How badly might Sen. Clinton need help with her post-campaign debt? Badly:
Clinton will likely seek help from Obama in retiring her massive campaign debt, which has swollen to more than $30 million, including $11 million she lent the effort, advisers said Thursday.
The former first lady, who plans to bow out of the race and endorse Obama on Saturday, told donors she will raise money for Obama's campaign, both to help the Democratic Party's cash position and to expand the Illinois senator's prodigious fundraising base. Her advisers estimate the former first lady could bring in $50 million to $100 million for the general election campaign — and much more if she were named Obama's running mate.
The advisers spoke on condition of anonymity because they were not authorized to discuss the matter publicly.
Clinton hosted a conference call Thursday with her national finance committee, urging them to shift gears and begin raising money for Obama and for the Democratic National Committee, which will be coordinating fundraising efforts with the Obama campaign.

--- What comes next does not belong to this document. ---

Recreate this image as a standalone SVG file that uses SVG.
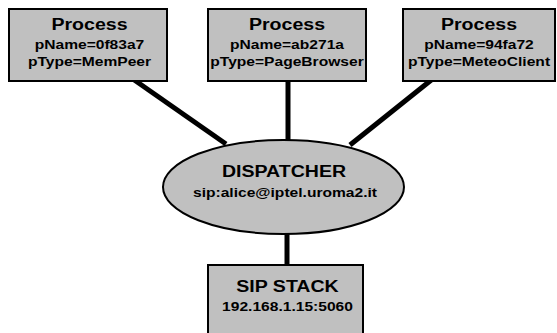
<svg xmlns="http://www.w3.org/2000/svg" width="557" height="333" viewBox="0 0 557 333">
<style>
.box{fill:#c0c0c0;stroke:#000;stroke-width:2}
.conn{stroke:#000;stroke-width:5;stroke-linecap:butt}
text{font-family:"Liberation Sans",Arial,sans-serif;font-weight:bold;fill:#000;text-anchor:middle}
.t{font-size:17px}
.s{font-size:13px}
</style>
<rect width="557" height="333" fill="#fff"/>
<g id="connectors">
<line class="conn" x1="120" y1="70" x2="226" y2="144"/>
<line class="conn" x1="288" y1="80" x2="288" y2="142"/>
<line class="conn" x1="440" y1="73" x2="350" y2="145"/>
<line class="conn" x1="287" y1="230" x2="287" y2="266"/>
</g>
<g id="process1">
<rect class="box" x="9" y="9" width="158" height="72"/>
<text class="t" transform="translate(89.5,30) scale(1.15,1)">Process</text>
<text class="s" transform="translate(89.5,49) scale(1.2,1)">pName=0f83a7</text>
<text class="s" transform="translate(89.5,66) scale(1.2,1)">pType=MemPeer</text>
</g>
<g id="process2">
<rect class="box" x="208" y="9" width="158" height="72"/>
<text class="t" transform="translate(287,30) scale(1.15,1)">Process</text>
<text class="s" transform="translate(287,49) scale(1.2,1)">pName=ab271a</text>
<text class="s" transform="translate(287,66) scale(1.2,1)">pType=PageBrowser</text>
</g>
<g id="process3">
<rect class="box" x="403" y="9" width="152" height="72"/>
<text class="t" transform="translate(479,30) scale(1.15,1)">Process</text>
<text class="s" transform="translate(479,49) scale(1.2,1)">pName=94fa72</text>
<text class="s" transform="translate(479,66) scale(1.2,1)">pType=MeteoClient</text>
</g>
<g id="dispatcher">
<ellipse class="box" cx="283.5" cy="187" rx="120.5" ry="47"/>
<text class="t" transform="translate(284,177) scale(1.15,1)">DISPATCHER</text>
<text class="s" transform="translate(285,197) scale(1.2,1)">sip:alice@iptel.uroma2.it</text>
</g>
<g id="sipstack">
<rect class="box" x="208" y="265" width="155" height="80"/>
<text class="t" transform="translate(287.5,292) scale(1.15,1)">SIP STACK</text>
<text class="s" transform="translate(287.5,311) scale(1.2,1)">192.168.1.15:5060</text>
</g>
</svg>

There are more than 1.5 million individual donors to the Obama campaign. It would not take much on a per-contributor basis -- less than $20, certainly -- for Obama supporters to help Sen. Clinton make things right with her campaign's vendors, and if asked I would certainly contribute to such an effort.

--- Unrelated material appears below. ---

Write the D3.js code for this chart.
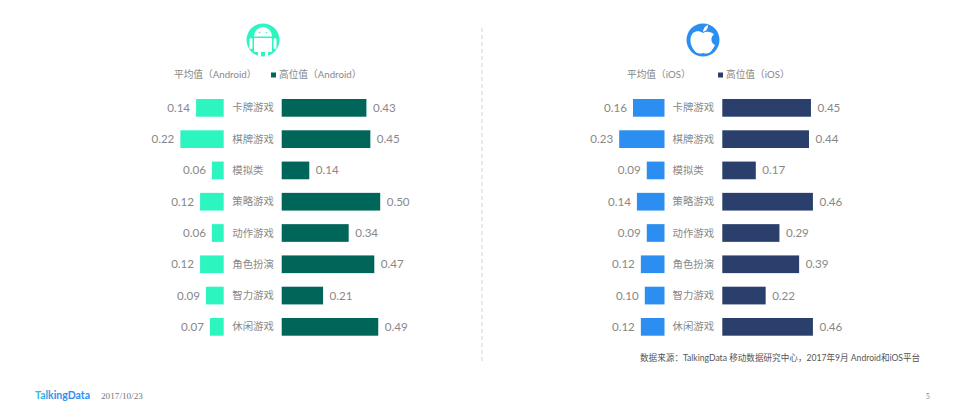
<!DOCTYPE html>
<html>
<head>
<meta charset="utf-8">
<script src="https://cdn.jsdelivr.net/npm/d3@7"></script>
<style>
  html, body { margin: 0; background: #fff; }
  svg { display: block; font-family: Lato, "Noto Sans CJK SC", sans-serif; }
</style>
</head>
<body>
<svg id="chart" width="965" height="420"></svg>
<script>
var categories = ["卡牌游戏", "棋牌游戏", "模拟类", "策略游戏", "动作游戏", "角色扮演", "智力游戏", "休闲游戏"];
var androidAvg = [0.14, 0.22, 0.06, 0.12, 0.06, 0.12, 0.09, 0.07];
var androidHigh = [0.43, 0.45, 0.14, 0.50, 0.34, 0.47, 0.21, 0.49];
var iosAvg = [0.16, 0.23, 0.09, 0.14, 0.09, 0.12, 0.10, 0.12];
var iosHigh = [0.45, 0.44, 0.17, 0.46, 0.29, 0.39, 0.22, 0.46];

var svg = d3.select("#chart");
var grey = "#888";

var y = d3.scaleBand().domain(categories).range([99, 335.7]).paddingInner(0.434);

function panel(avg, high, o) {
  var g = svg.append("g");
  var left = d3.scaleLinear().domain([0, 1]).range([o.leftEnd, o.leftEnd - 197]);
  var right = d3.scaleLinear().domain([0, 1]).range([o.rightStart, o.rightStart + 197]);

  g.selectAll(".avg").data(avg).enter().append("rect")
      .attr("class", "avg")
      .attr("x", function(d) { return left(d); })
      .attr("y", function(d, i) { return y(categories[i]); })
      .attr("width", function(d) { return left(0) - left(d); })
      .attr("height", y.bandwidth())
      .attr("fill", o.avgColor);

  g.selectAll(".high").data(high).enter().append("rect")
      .attr("class", "high")
      .attr("x", right(0))
      .attr("y", function(d, i) { return y(categories[i]); })
      .attr("width", function(d) { return right(d) - right(0); })
      .attr("height", y.bandwidth())
      .attr("fill", o.highColor);

  g.selectAll(".avg-label").data(avg).enter().append("text")
      .attr("class", "avg-label")
      .attr("x", function(d) { return left(d) - 6; })
      .attr("y", function(d, i) { return y(categories[i]) + y.bandwidth() / 2; })
      .attr("dy", "0.35em")
      .attr("text-anchor", "end")
      .attr("font-size", 11.6)
      .attr("fill", grey)
      .text(function(d) { return d.toFixed(2); });

  g.selectAll(".high-label").data(high).enter().append("text")
      .attr("class", "high-label")
      .attr("x", function(d) { return right(d) + 6.5; })
      .attr("y", function(d, i) { return y(categories[i]) + y.bandwidth() / 2; })
      .attr("dy", "0.35em")
      .attr("font-size", 11.6)
      .attr("fill", grey)
      .text(function(d) { return d.toFixed(2); });

  g.selectAll(".cat").data(categories).enter().append("text")
      .attr("class", "cat")
      .attr("x", o.catX)
      .attr("y", function(d) { return y(d) + y.bandwidth() / 2; })
      .attr("dy", "0.35em")
      .attr("font-size", 10.4)
      .attr("fill", grey)
      .text(function(d) { return d; });

  // legend
  g.append("text").attr("x", o.legend1).attr("y", 78).attr("font-size", 9.7).attr("fill", grey).text(o.avgName);
  g.append("rect").attr("x", o.legendBox).attr("y", 72.5).attr("width", 5).attr("height", 5).attr("fill", o.highColor);
  g.append("text").attr("x", o.legendBox + 8).attr("y", 78).attr("font-size", 9.7).attr("fill", grey).text(o.highName);
}

panel(androidAvg, androidHigh, {
  leftEnd: 223.7, rightStart: 281.7, catX: 232.3,
  avgColor: "#2df5c0", highColor: "#01665a",
  avgName: "平均值（Android）", highName: "高位值（Android）",
  legend1: 174, legendBox: 271
});

panel(iosAvg, iosHigh, {
  leftEnd: 664.5, rightStart: 722.3, catX: 672.5,
  avgColor: "#2b8ef0", highColor: "#2b3f6c",
  avgName: "平均值（iOS）", highName: "高位值（iOS）",
  legend1: 627, legendBox: 718
});

// divider
svg.append("line")
    .attr("x1", 482).attr("x2", 482).attr("y1", 28).attr("y2", 361)
    .attr("stroke", "#e2e2e2").attr("stroke-width", 1.5).attr("stroke-dasharray", "4 3");

// android icon
var droid = svg.append("g").attr("transform", "translate(263,40)");
droid.append("circle").attr("r", 16.5).attr("fill", "#2df5c0");
droid.append("path").attr("fill", "#fff")
    .attr("d", "M-9,-3.5A9,9.5 0 0 1 9,-3.5Z");
droid.append("rect").attr("x", -9).attr("y", -2).attr("width", 18).attr("height", 14).attr("rx", 1).attr("fill", "#fff");
droid.append("rect").attr("x", -13.5).attr("y", -2).attr("width", 3).attr("height", 11).attr("rx", 1.5).attr("fill", "#fff");
droid.append("rect").attr("x", 10.5).attr("y", -2).attr("width", 3).attr("height", 11).attr("rx", 1.5).attr("fill", "#fff");
droid.append("rect").attr("x", -5).attr("y", 11).attr("width", 3).attr("height", 5.5).attr("fill", "#fff");
droid.append("rect").attr("x", 2).attr("y", 11).attr("width", 3).attr("height", 5.5).attr("fill", "#fff");
droid.append("circle").attr("cx", -3.5).attr("cy", -7.5).attr("r", 0.8).attr("fill", "#2df5c0");
droid.append("circle").attr("cx", 3.5).attr("cy", -7.5).attr("r", 0.8).attr("fill", "#2df5c0");

// apple icon
var apple = svg.append("g").attr("transform", "translate(703,40)");
apple.append("circle").attr("r", 16.5).attr("fill", "#2b8ef0");
apple.append("path").attr("fill", "#fff")
    .attr("d", "M0,-7C-3,-9 -7,-9.5 -10,-7C-14,-3 -13,5 -9,10C-6.5,14 -3,14 0,13C3,14 6.5,14 9,10C10.5,8 11.5,6 12,5C8,3.5 7,-3 11,-5.5C8,-9 3,-9 0,-7Z");
apple.append("path").attr("fill", "#fff")
    .attr("d", "M0,-8C0,-11 2,-14 5,-15C5,-11 3,-9 0,-8Z");

// footer
svg.append("text").attr("x", 640).attr("y", 361).attr("font-size", 8.6).attr("fill", "#555")
    .text("数据来源：TalkingData 移动数据研究中心，2017年9月 Android和iOS平台");

var grad = svg.append("defs").append("linearGradient").attr("id", "brand");
grad.append("stop").attr("offset", "0%").attr("stop-color", "#2fc6d8");
grad.append("stop").attr("offset", "35%").attr("stop-color", "#2b8ef0");
grad.append("stop").attr("offset", "100%").attr("stop-color", "#2b8ef0");

svg.append("text").attr("x", 35).attr("y", 399).attr("font-size", 10.5).attr("font-weight", 700)
    .attr("fill", "url(#brand)").text("TalkingData");
svg.append("text").attr("x", 101).attr("y", 399).attr("font-size", 9.2).attr("fill", "#777")
    .attr("font-family", "'Liberation Serif', serif").text("2017/10/23");
svg.append("text").attr("x", 926).attr("y", 399).attr("font-size", 7.5).attr("fill", "#777")
    .attr("font-family", "'Liberation Serif', serif").text("5");
</script>
</body>
</html>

In other campaign finance news today, I will commend to you Bob Bauer's remarks yesterday to an American Constitution Society gathering in Philadelphia yesterday. He calls for a more modest conception of what campaign finance laws can accomplish, and it's well worth the five minutes it will take to read his remarks:
Money will continue to play a role in politics. If we imagine otherwise, then the FEC will be a grave disappointment, since it will be easy to assume — and wrongly assumed — that money would not figure so prominently if the government were doing its job.

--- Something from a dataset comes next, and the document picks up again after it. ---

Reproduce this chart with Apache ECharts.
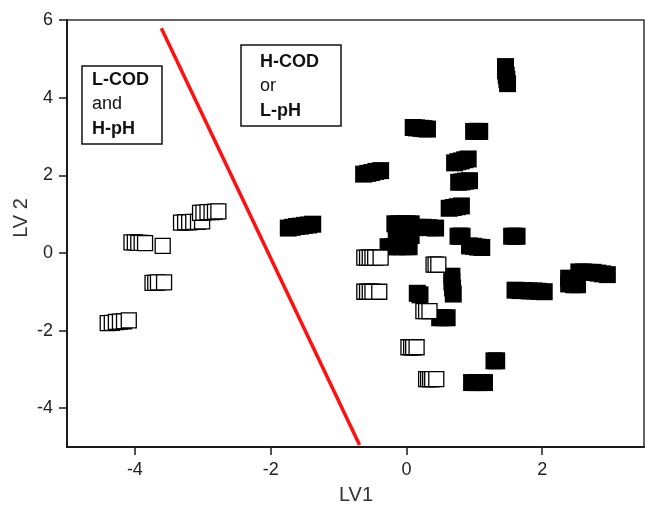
<!DOCTYPE html>
<html>
<head>
<meta charset="utf-8">
<script src="https://cdn.jsdelivr.net/npm/echarts@6/dist/echarts.min.js"></script>
<style>html,body{margin:0;padding:0;background:#fff}#c{width:645px;height:511px}</style>
</head>
<body>
<div id="c"></div>
<script>
// Open squares (L-COD and H-pH): repeated scores, left to right within each group
const openX = [
  -4.40,-4.34,-4.28,-4.22,-4.16,-4.09,
  -3.74,-3.70,-3.66,-3.57,
  -4.05,-4.00,-3.95,-3.90,-3.85,-3.59,
  -3.32,-3.26,-3.20,-3.14,-3.07,-3.01,
  -3.04,-2.99,-2.93,-2.87,-2.82,-2.77,
  -0.62,-0.58,-0.54,-0.50,-0.46,-0.38,
  -0.62,-0.58,-0.54,-0.50,-0.40,
  0.40,0.43,0.47,
  0.25,0.29,0.34,
  0.03,0.07,0.10,0.15,
  0.29,0.32,0.35,0.38,0.44
];
const openY = [
  -1.81,-1.80,-1.78,-1.77,-1.76,-1.74,
  -0.77,-0.77,-0.76,-0.76,
  0.27,0.27,0.26,0.26,0.25,0.18,
  0.78,0.79,0.79,0.80,0.80,0.81,
  1.03,1.04,1.05,1.05,1.06,1.07,
  -0.12,-0.12,-0.12,-0.12,-0.12,-0.12,
  -1.00,-1.00,-1.00,-1.00,-1.00,
  -0.30,-0.30,-0.30,
  -1.50,-1.50,-1.50,
  -2.43,-2.43,-2.43,-2.43,
  -3.25,-3.25,-3.25,-3.25,-3.25
];
// Filled squares (H-COD or L-pH)
const filledX = [
  -1.74,-1.68,-1.62,-1.56,-1.50,-1.44,-1.38,
  1.46,1.46,1.47,1.48,1.49,
  0.10,0.15,0.21,0.26,0.31,
  0.99,1.04,1.08,
  0.71,0.76,0.81,0.86,0.91,
  0.77,0.82,0.87,0.93,
  -0.63,-0.57,-0.51,-0.45,-0.38,
  0.63,0.69,0.75,0.81,
  -0.17,-0.11,-0.05,0.01,0.07,
  0.17,0.25,0.33,0.43,
  -0.15,-0.08,0.00,0.07,
  -0.27,-0.20,-0.13,-0.06,0.01,0.04,
  0.76,0.79,0.82,
  0.93,0.99,1.05,1.11,
  1.55,1.59,1.63,
  0.67,0.67,0.68,0.69,
  0.16,0.20,
  0.49,0.54,0.60,
  1.29,1.33,
  0.96,1.02,1.08,1.15,
  1.60,1.67,1.74,1.81,1.88,1.95,2.03,
  2.39,2.39,2.46,2.52,
  2.54,2.61,2.68,2.75,2.82,2.89,2.96
];
const filledY = [
  0.64,0.66,0.68,0.69,0.71,0.72,0.74,
  4.80,4.69,4.58,4.47,4.36,
  3.23,3.22,3.21,3.20,3.19,
  3.13,3.13,3.13,
  2.32,2.35,2.37,2.40,2.42,
  1.82,1.83,1.85,1.86,
  2.03,2.05,2.07,2.10,2.12,
  1.15,1.17,1.19,1.21,
  0.75,0.75,0.75,0.75,0.75,
  0.66,0.66,0.65,0.64,
  0.45,0.45,0.45,0.45,
  0.16,0.16,0.16,0.16,0.16,0.16,
  0.43,0.43,0.43,
  0.18,0.17,0.15,0.14,
  0.43,0.43,0.43,
  -0.60,-0.75,-0.90,-1.06,
  -1.04,-1.08,
  -1.67,-1.67,-1.67,
  -2.78,-2.78,
  -3.34,-3.34,-3.34,-3.34,
  -0.96,-0.97,-0.97,-0.98,-0.98,-0.99,-1.00,
  -0.65,-0.80,-0.82,-0.82,
  -0.49,-0.49,-0.50,-0.50,-0.52,-0.54,-0.56
];
// Discriminant line
const lineX = [-3.61, -0.69];
const lineY = [5.79, -4.95];
// Ticks
const xTicks = [-4, -2, 0, 2];
const yTicks = [-4, -2, 0, 2, 4, 6];
// Annotation text
const boxLeft = [['L-COD', true], ['and', false], ['H-pH', true]];
const boxRight = [['H-COD', true], ['or', false], ['L-pH', true]];

const FONT = 'Liberation Sans, Arial, sans-serif';
const zip = (a, b) => a.map((v, i) => [v, b[i]]);

function boxElems(rect, tx, ty0, lines) {
  const els = [{
    type: 'rect', shape: rect, z: 10,
    style: { fill: '#fff', stroke: '#111', lineWidth: 1.5 }
  }];
  lines.forEach((l, i) => {
    els.push({
      type: 'text', x: tx, y: ty0 + i * 24.5, z: 11,
      style: { text: l[0], fontSize: 18, fontWeight: l[1] ? 'bold' : 'normal',
               fontFamily: FONT, fill: '#111', align: 'left', verticalAlign: 'middle' }
    });
  });
  return els;
}

const chart = echarts.init(document.getElementById('c'), null, { renderer: 'canvas' });
const axisCommon = {
  type: 'value',
  axisLine: { show: true, onZero: false, lineStyle: { color: '#1a1a1a', width: 2 } },
  axisTick: { show: true, inside: false, length: 8, lineStyle: { color: '#1a1a1a', width: 1.5 } },
  axisLabel: { fontSize: 18, fontFamily: FONT, color: '#222', margin: 14 },
  splitLine: { show: false }
};
chart.setOption({
  animation: false,
  backgroundColor: '#fff',
  grid: { left: 67, right: 1, top: 20, bottom: 64, show: true, borderColor: '#333', borderWidth: 1.5, backgroundColor: 'transparent' },
  xAxis: Object.assign({}, axisCommon, {
    min: -5, max: 3.5,
    axisTick: Object.assign({}, axisCommon.axisTick, { customValues: xTicks }),
    axisLabel: Object.assign({}, axisCommon.axisLabel, { customValues: xTicks })
  }),
  yAxis: Object.assign({}, axisCommon, {
    min: -5, max: 6,
    axisTick: Object.assign({}, axisCommon.axisTick, { customValues: yTicks }),
    axisLabel: Object.assign({}, axisCommon.axisLabel, { customValues: yTicks })
  }),
  series: [
    {
      type: 'scatter', data: zip(filledX, filledY), symbol: 'rect', symbolSize: 17,
      itemStyle: { color: '#000', opacity: 1 }, z: 2, silent: true
    },
    {
      type: 'scatter', data: zip(openX, openY), symbol: 'rect', symbolSize: 15,
      itemStyle: { color: '#fff', borderColor: '#000', borderWidth: 1.3, opacity: 1 }, z: 3, silent: true
    },
    {
      type: 'line', data: zip(lineX, lineY), symbol: 'none',
      lineStyle: { color: '#ff1010', width: 3.5 }, z: 4, silent: true
    }
  ],
  graphic: [].concat(
    boxElems({ x: 82, y: 66, width: 80, height: 78 }, 92, 80, boxLeft),
    boxElems({ x: 241, y: 45, width: 100, height: 81 }, 260, 62, boxRight),
    [
      { type: 'text', x: 356, y: 495, style: { text: 'LV1', fontSize: 20, fontFamily: FONT, fill: '#333', align: 'center', verticalAlign: 'middle' } },
      { type: 'text', x: 21, y: 218, rotation: Math.PI / 2, style: { text: 'LV 2', fontSize: 20, fontFamily: FONT, fill: '#333', align: 'center', verticalAlign: 'middle' } }
    ]
  )
});
</script>
</body>
</html>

The campaign finance laws have their part to play in establishing equitable rules for participation in the political process. The determination of what that part should be—the goals we establish for the design of those laws — will and should shape our view of what constitutes meaningful enforcement.
And finally, I will note that we're just a Monday or two away from learning of the Supreme Court's resolution of Davis v. FEC, which will determine what, if anything, Congress can do constitutionally to level the playing field on behalf of candidates running against self-funding millionaires in federal elections. When that decision comes down, we will have much to say.